For new readers, the promise is freedom from homework. For longtime readers, the promise is that the homework still mattered. Aaron’s TMNT relaunch tries to satisfy both groups by changing the unit of meaning. It does not ask new readers to memorize every detail of Mutant Town, Jennika, Old Hob, Splinter’s death, the Foot Clan, or the broader IDW architecture. It asks them to care about four separated brothers and trust that the deeper history will surface when needed.
That is a smart compromise. It is also a fragile one.
The real test of the relaunch was never whether a new #1 could sell. It did. The real test was whether the book could make continuity feel like weight instead of clutter. Aaron’s best issues understand that difference. Continuity is clutter when it behaves like trivia. It becomes weight when it changes how a character stands, fights, grieves, or refuses to come home.
That is why the relaunch matters beyond TMNT fandom. It is a case study in the modern franchise problem. Every long-running property wants new readers, new viewers, new buyers, new believers. Every long-running property also wants to keep the old audience from feeling like their memory has been repossessed. The soft reboot is the industry’s compromise position: a fresh start with fingerprints all over the glass.

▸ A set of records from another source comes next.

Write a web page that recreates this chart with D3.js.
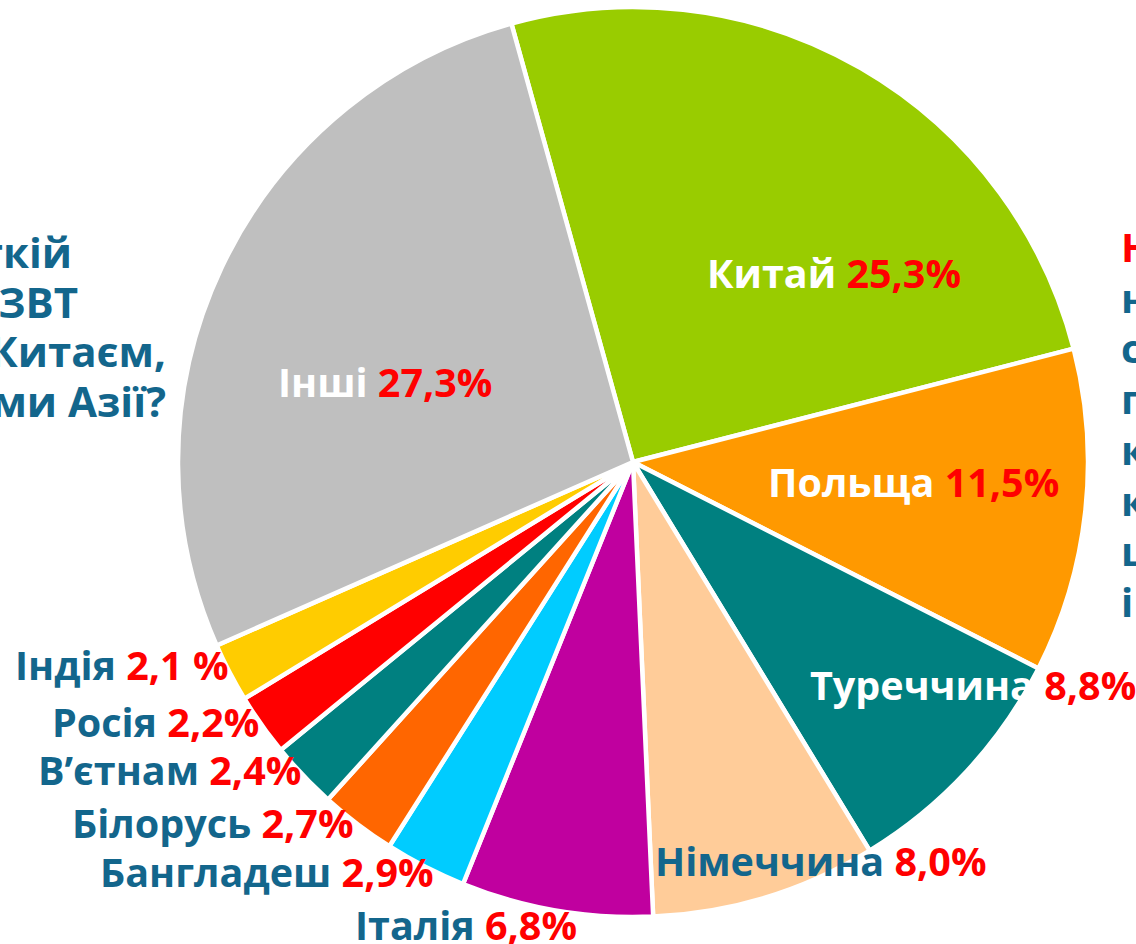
<!DOCTYPE html>
<html lang="uk">
<head>
<meta charset="UTF-8">
<script src="https://d3js.org/d3.v7.min.js"></script>
<title>Pie</title>
<style>
  body { margin: 0; background: #fff; }
  text { font-family: "Open Sans", "Noto Sans", sans-serif; font-weight: 700; }
</style>
</head>
<body>
<svg id="mainsvg" width="1136" height="944"></svg>
<script>
  // дані
  const countries = ['Китай', 'Польща', 'Туреччина', 'Німеччина', 'Італія', 'Бангладеш',
    'Білорусь', 'В’єтнам', 'Росія', 'Індія', 'Інші'];
  const shares = [25.3, 11.5, 8.8, 8.0, 6.8, 2.9, 2.7, 2.4, 2.2, 2.1, 27.3];
  const shareLabels = ['25,3%', '11,5%', '8,8%', '8,0%', '6,8%', '2,9%', '2,7%', '2,4%', '2,2%', '2,1 %', '27,3%'];
  const colors = ['#99cc00', '#ff9900', '#008080', '#ffcc99', '#c0009f', '#00ccff',
    '#ff6600', '#008080', '#ff0000', '#ffcc00', '#bfbfbf'];
  const insideLabel = [true, true, true, false, false, false, false, false, false, false, true];
  // фрагменти обрізаного тексту по боках
  const leftLines = ['ткій', 'ЗВТ', 'Китаєм,', 'ми Азії?'];
  const rightLines = ['Н', 'н', 'с', 'п', 'к', 'к', 'ц', 'і'];

  // розміщення підписів (лише макет)
  const labelPos = [[707, 288], [768, 497], [810, 700], [655, 876], [355, 940], [100, 887],
    [72, 838], [38, 785], [52, 737], [15, 680], [278, 397]];

  const svg = d3.select('#mainsvg');
  const cx = 633, cy = 462, r = 455;
  const blue = '#13668c';

  const data = countries.map((c, i) => ({ name: c, value: shares[i], label: shareLabels[i], color: colors[i], inside: insideLabel[i] }));

  const pie = d3.pie().sort(null).value(d => d.value)
    .startAngle(-15.5 * Math.PI / 180)
    .endAngle(344.5 * Math.PI / 180);
  const arc = d3.arc().innerRadius(0).outerRadius(r);

  const g = svg.append('g').attr('transform', `translate(${cx}, ${cy})`);
  g.selectAll('path').data(pie(data)).enter().append('path')
    .attr('d', arc)
    .attr('fill', d => d.data.color)
    .attr('stroke', '#fff')
    .attr('stroke-width', 4.5)
    .attr('stroke-linejoin', 'round');

  const labels = svg.append('g');
  data.forEach((d, i) => {
    const t = labels.append('text')
      .attr('x', labelPos[i][0])
      .attr('y', labelPos[i][1])
      .attr('font-size', 39.5);
    t.append('tspan').attr('fill', d.inside ? '#fff' : blue).text(d.name + ' ');
    t.append('tspan').attr('fill', '#ff0000').text(d.label);
  });

  // лівий текст
  svg.append('g').selectAll('text').data(leftLines).enter().append('text')
    .attr('x', (d, i) => [72, 78, 166, 166][i])
    .attr('y', (d, i) => 268 + i * 49.5)
    .attr('text-anchor', 'end')
    .attr('font-size', 42)
    .attr('fill', blue)
    .text(d => d);

  // правий текст
  svg.append('g').selectAll('text').data(rightLines).enter().append('text')
    .attr('x', 1121)
    .attr('y', (d, i) => 262 + i * 50.7)
    .attr('font-size', 40)
    .attr('fill', (d, i) => i === 0 ? '#ff0000' : blue)
    .text(d => d);
</script>
</body>
</html>
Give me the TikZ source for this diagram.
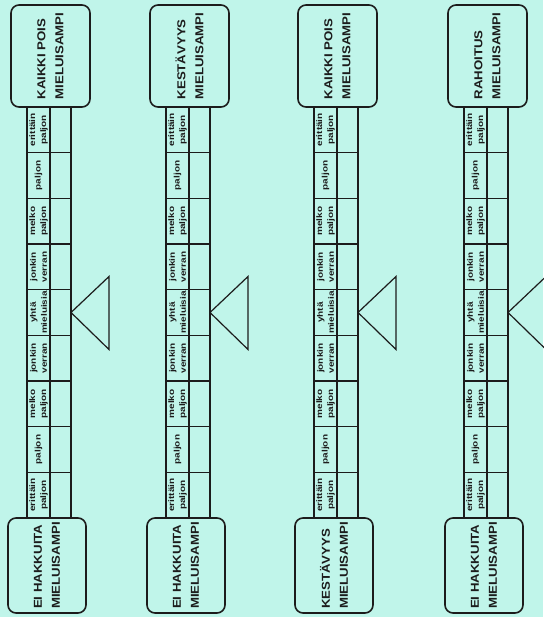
\documentclass[tikz,border=0pt]{standalone}
\usepackage{fontspec}
\setmainfont{Liberation Sans}
\newfontfamily\endfont[FakeStretch=1.15]{Liberation Sans}
\newfontfamily\cellfont[FakeStretch=1.25]{Liberation Sans}
\usetikzlibrary{calc}
\definecolor{paperc}{HTML}{C0F5EA}
\definecolor{inkc}{HTML}{1C1C1C}

\begin{document}
\begin{tikzpicture}[x=1pt, y=-1pt, line width=1.3pt, inkc,
    endbox/.style={draw, rounded corners=8pt, line width=1.6pt, rotate=90,
      align=left, inner sep=0pt, font=\endfont\bfseries\fontsize{11.5}{18}\selectfont},
    celltext/.style={rotate=90, align=center, inner sep=0pt,
      font=\cellfont\bfseries\fontsize{8}{11}\selectfont}]
  % paper
  \fill[paperc] (0,0) rectangle (543,617);
  \useasboundingbox (0,0) rectangle (543,617);
  \foreach \x/\toptext/\bottext/\n in {27/{KAIKKI POIS}/{EI HAKKUITA}/1,
      166/{KESTÄVYYS}/{EI HAKKUITA}/2, 314/{KAIKKI POIS}/{KESTÄVYYS}/3,
      464/{RAHOITUS}/{EI HAKKUITA}/4}{
    % end boxes
    \node[endbox, minimum width=102pt, minimum height=79pt]
      (top\n) at (\x+23.5,56) {\toptext\\MIELUISAMPI};
    \node[endbox, minimum width=95pt, minimum height=78pt]
      (bot\n) at (\x+20,565.5) {\bottext\\MIELUISAMPI};
    % scale
    \draw (\x,107) rectangle (\x+44,518);
    \draw (\x+23,107) -- (\x+23,518);
    \foreach \k in {1,...,8}
      \draw (\x,107+45.667*\k) -- ++(44,0);
    \foreach \r/\lab in {1/{erittäin\\paljon}, 2/{paljon}, 3/{melko\\paljon},
        4/{jonkin\\verran}, 5/{yhtä\\mieluisia}, 6/{jonkin\\verran},
        7/{melko\\paljon}, 8/{paljon}, 9/{erittäin\\paljon}}
      \node[celltext] (cell\n-\r) at (\x+11.5,107+45.667*\r-22.83) {\lab};
    % pointer
    \coordinate (tip\n) at (\x+44,312.5);
    \draw[line width=1.2pt, line join=miter] (tip\n) -- ++(38,-36) -- ++(0,73) -- cycle;
  }
\end{tikzpicture}
\end{document}
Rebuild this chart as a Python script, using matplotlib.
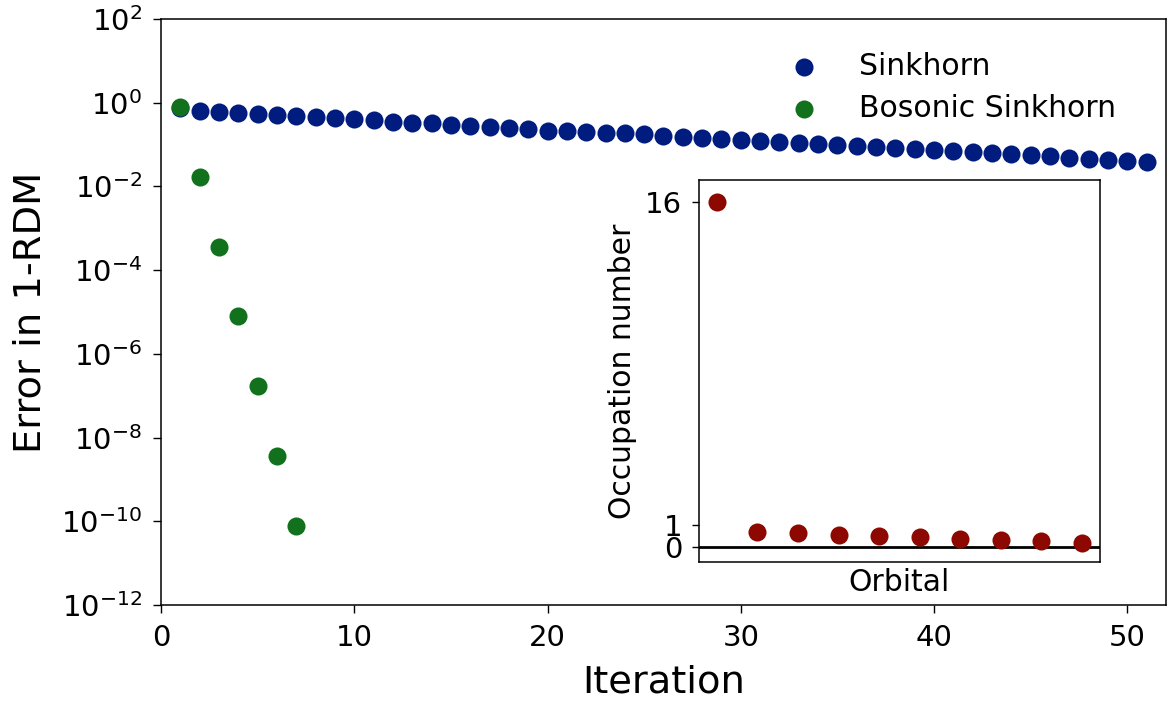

Aaron’s TMNT did not solve that problem forever. No relaunch can. But it understood the shape of the problem better than most. It did not pretend the past was gone. It made the brothers live with it separately before asking them to become a family again.
The shell was not wiped clean. It was cracked open just enough to let new light in.
Frequently Asked Questions About the TMNT Relaunch
Is Teenage Mutant Ninja Turtles: Alpha required reading before Jason Aaron’s relaunch?
No, but it helps. Alpha was designed to set up the future of IDW’s TMNT line, with Jason Aaron and Chris Burnham’s “Long Way From Home” serving as a direct prelude to Aaron’s run and Tom Waltz and Gavin Smith’s “Mutant Island” setting up other corners of the line. AIPT described the one-shot as groundwork for the next era. New readers can start with Teenage Mutant Ninja Turtles #1, but Alpha gives the relaunch more emotional and continuity context.
Is the Jason Aaron TMNT run a reboot or a sequel?
It is a relaunch, not a full reboot. When Aaron’s takeover was announced, reporting emphasized that the new series would exist in the current IDW universe rather than replacing it. That makes it a continuation of the prior IDW continuity, but with a new #1 and a reworked status quo meant to welcome new readers.
How many issues did Jason Aaron write?
Aaron’s main run lasted 12 issues. He also wrote the prelude story “Long Way From Home” in Teenage Mutant Ninja Turtles: Alpha #1. AIPT’s 2025 interview with Aaron discusses the completed 12-issue run, and Penguin Random House lists a Deluxe Edition scheduled for October 13, 2026, collecting the first 12 issues and the prelude.
Who took over TMNT after Jason Aaron?
Gene Luen Yang took over as writer with issue #13, joined by artist Freddie E. Williams II. The Beat reported that their run would begin with issue #13 on December 10, 2025.
Do new readers need to read all 150 issues of the original IDW run?
No. The Aaron relaunch was marketed as a new-reader-friendly entry point, and the first trade was described by Penguin Random House as “a perfect jumping-on point for new fans.” Reading the earlier IDW run adds depth, especially around Mutant Town, Jennika, Old Hob, and Splinter, but Aaron’s opening arc is built around clear character situations rather than a full continuity recap.
How many copies did Teenage Mutant Ninja Turtles #1 sell?
Before release, Teenage Mutant Ninja Turtles #1 passed 300,000 orders, according to ICv2. That made the launch one of the major direct-market comic stories of 2024 and signaled unusually strong retailer confidence in IDW’s new TMNT era.